The report by Ucas and Health Education England found that 69% of recent applicants said the Covid pandemic had inspired them to apply to become a nurse, with around one in 10 saying the pandemic was the most important factor in their decision. One in four applicants said the current high profile of healthcare workers was a significant influence on their decision.
Ruth May, the chief nursing officer for NHS England, said she was thrilled by the record number of applications. “The last couple of years, difficult as they have been, have shone a spotlight on the value of our nursing profession and the rewarding careers on offer in every corner of the NHS,” she said.
Clare Marchant, the chief executive of Ucas, said she expected that the increased demand for places on nursing courses would continue before next week’s deadline for applications to courses starting in autumn.

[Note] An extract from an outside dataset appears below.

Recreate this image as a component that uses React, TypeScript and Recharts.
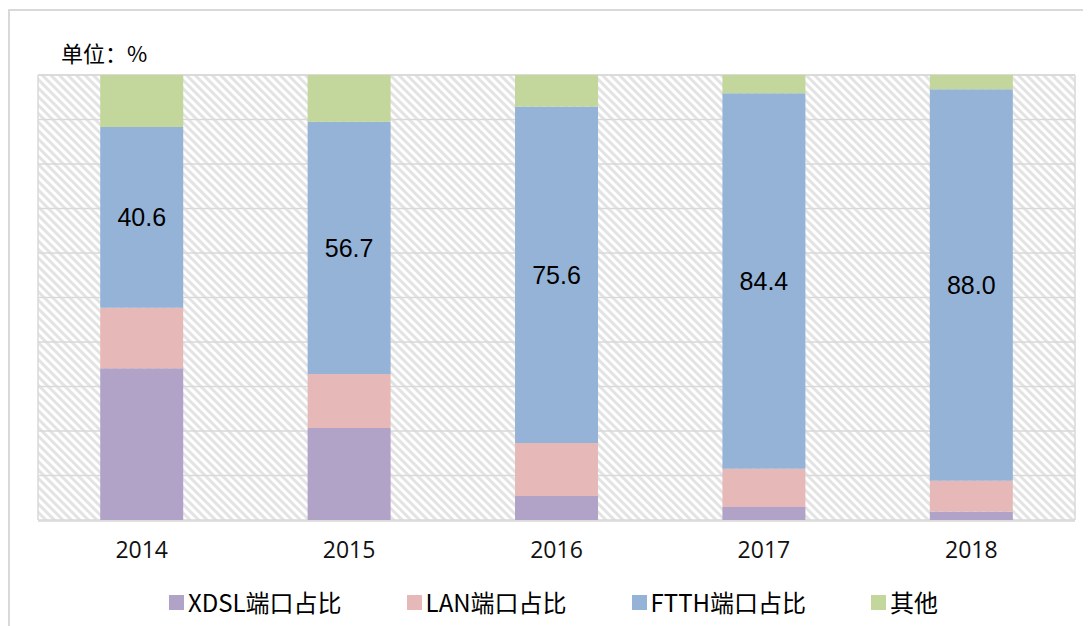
import { Bar, BarChart, CartesianGrid, LabelList, Legend, XAxis, YAxis } from "recharts";

const years = ["2014", "2015", "2016", "2017", "2018"];
const xdslShare = [34.1, 20.7, 5.4, 2.9, 1.9];
const lanShare = [13.6, 12.1, 11.9, 8.6, 6.9];
const ftthShare = [40.6, 56.7, 75.6, 84.4, 88.0];
const otherShare = [11.7, 10.5, 7.1, 4.1, 3.2];

const yTicks = [0, 10, 20, 30, 40, 50, 60, 70, 80, 90, 100];
const edgeTicks = [0, 1, 2, 3, 4, 5];
const edgeDomain = [0, 5];
const yDomain = [0, 100];

const series = [
  { key: "xdsl", label: "XDSL端口占比", color: "#b1a2c7" },
  { key: "lan", label: "LAN端口占比", color: "#e6b9b8" },
  { key: "ftth", label: "FTTH端口占比", color: "#95b3d7" },
  { key: "other", label: "其他", color: "#c3d69b" }
];

const data = years.map((year, i) => ({
  year,
  xdsl: xdslShare[i],
  lan: lanShare[i],
  ftth: ftthShare[i],
  other: otherShare[i]
}));

const gridColor = "#d9d9d9";
const yearTick = { fill: "#111", fontSize: 23, fontFamily: '"Open Sans", sans-serif' };
const legendWrapper = { bottom: 6 };

function LegendRow() {
  return (
    <div
      style={{
        display: "flex",
        justifyContent: "center",
        alignItems: "center",
        height: 30,
        paddingRight: 6,
        fontFamily: '"Noto Sans CJK SC", "Noto Sans", sans-serif',
        fontSize: 24,
        color: "#000"
      }}
    >
      {series.map((s, i) => (
        <div key={s.key} style={{ display: "flex", alignItems: "center", marginLeft: i === 0 ? 0 : 65 }}>
          <span style={{ width: 15, height: 15, background: s.color, marginRight: 4, display: "inline-block" }} />
          <span style={{ lineHeight: "30px" }}>{s.label}</span>
        </div>
      ))}
    </div>
  );
}

export default function App() {
  return (
    <div
      style={{
        position: "relative",
        width: 1100,
        height: 640,
        marginTop: 1,
        border: `2px solid ${gridColor}`,
        background: "#fff"
      }}
    >
      <svg width={0} height={0} style={{ position: "absolute" }}>
        <defs>
          <pattern id="hatch" width={6} height={6} patternUnits="userSpaceOnUse" patternTransform="rotate(-45)">
            <rect x={0} y={0} width={6} height={6} fill="#ffffff" />
            <rect x={0} y={0} width={3} height={6} fill="#e3e3e3" />
          </pattern>
        </defs>
      </svg>
      <div
        style={{
          position: "absolute",
          left: 51,
          top: 29,
          fontFamily: '"Noto Sans CJK SC", sans-serif',
          fontSize: 22,
          lineHeight: "24px",
          color: "#000"
        }}
      >
        单位：%
      </div>
      <BarChart
        width={1080}
        height={612}
        data={data}
        margin={{ top: 64, right: 15, bottom: 71, left: 28 }}
        barCategoryGap="30%"
      >
        <CartesianGrid
          xAxisId="edge"
          stroke={gridColor}
          strokeWidth={1.5}
          fill="url(#hatch)"
          fillOpacity={1}
        />
        <XAxis
          xAxisId="edge"
          type="number"
          domain={edgeDomain}
          ticks={edgeTicks}
          tick={false}
          tickSize={8}
          height={1}
          stroke={gridColor}
          strokeWidth={1.5}
        />
        <XAxis
          xAxisId="cat"
          dataKey="year"
          axisLine={false}
          tickLine={false}
          tickSize={0}
          tickMargin={22}
          height={1}
          tick={yearTick}
        />
        <YAxis hide domain={yDomain} ticks={yTicks} />
        <Legend verticalAlign="bottom" wrapperStyle={legendWrapper} content={() => <LegendRow />} />
        {series.map((s) => (
          <Bar key={s.key} xAxisId="cat" dataKey={s.key} name={s.label} stackId="a" fill={s.color} isAnimationActive={false}>
            {s.key === "ftth" ? (
              <LabelList
                dataKey="ftth"
                position="center"
                formatter={(v: number) => v.toFixed(1)}
                style={{ fill: "#000", fontSize: 25, fontFamily: '"Liberation Sans", Arial, sans-serif' }}
              />
            ) : null}
          </Bar>
        ))}
      </BarChart>
    </div>
  );
}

“It is heartening to see that one of the positive legacies of the work of our incredible healthcare workers during the pandemic is that more of our young people have been inspired to enter the nursing profession, particularly when they are arguably the ones who have been most affected, both in terms of their education and way of life,” Marchant said.
Nursing is now the fifth most popular subject studied at higher education in England, having recovered from a fall in applications that followed the government’s removal of bursary funding in 2017. In 2021, 25,000 students were accepted on to nursing programmes.
The report also identified nursing careers as boosting social mobility in the UK, with nursing alongside education and health and social care courses as the only subjects where more young people from the most disadvantaged areas choose to study nursing than their most advantaged counterparts.
But the report also showed a continuing gender gap in the profession, with women nine times more likely to choose and be placed on nursing courses than men.